Passion within our fans can distort reality and make us have tunnel vision, whether that be that we love a player so much that we fail to see when he’s going through an atrocious spell or that we despise a chairman so much that we can’t see what’s really going on. I think the Huw Jenkins witch-hunt (which I’ll call it right now!!) has gone too far and things which we’d have praised him for doing ten years ago are now things to have another pop at him for. I’ll give an example, I got told (no idea if true) a few weeks back that Fernandez had changed his mind about leaving after our first game of the season, he’d seen our side and thought we looked alright and went to the chairman and said that he didn’t want to go anymore and he wanted to stay. Huw said there is a plane waiting for him to fly to Newcastle and that he was going; end of.

Now the reaction to that was that Huw was being a twat, penny pinching, very much like him refusing to pay an extra 500k for Woods; outrageous! But I know that if the exact same things had happened ten years ago then the fans reaction would be the total opposite ‘If Fernandez isn’t fully committed then he can fuck off!, well done sir Huw, In Huw we trust!!’ ‘cheeky Brentford Chairman, we agreed on a deal, you can’t add 500k at the end of it, taking the piss out of Swansea City, fuck off!! In Huw We Trust!!’

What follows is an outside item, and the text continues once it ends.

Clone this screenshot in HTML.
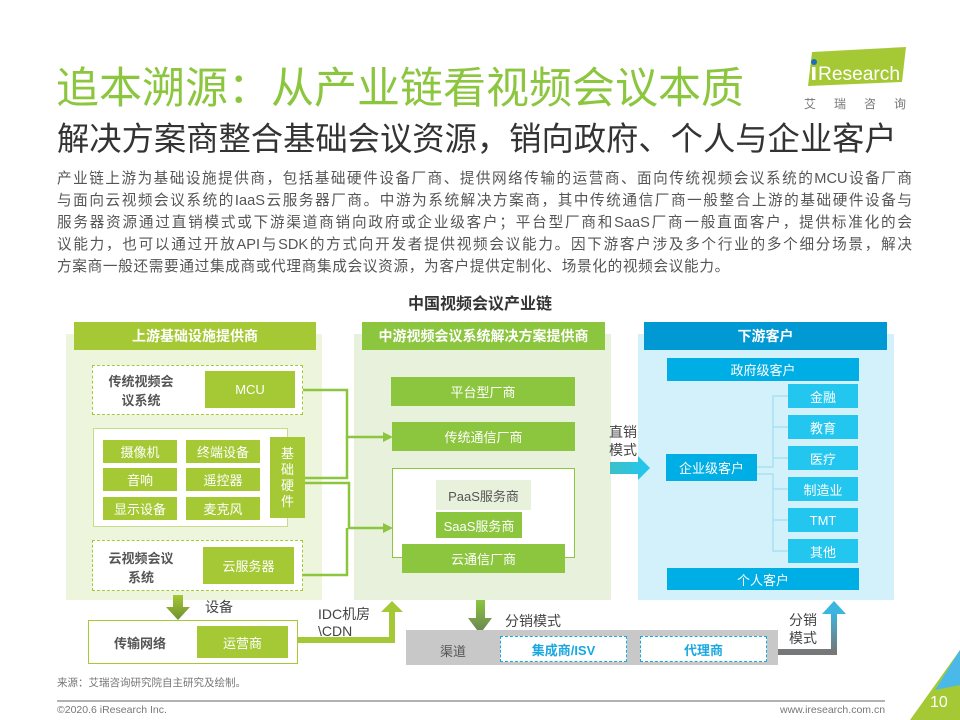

Ultimately, if fans can get over the conspiracy and realise that the board need promotion and to push on from there in order to get their money back (and make a profit) then we realise that we want the same thing. Currently the board think that the best person to ‘steer the ship’ to what they want (and what we want) is Huw Jenkins. The decisions made over the last few months have made me slide down the fence towards agreeing with that for the moment but should a day come where he isn’t the best person to steer the ship then it’s in the boards interest to find someone else in the same way as it is in ours.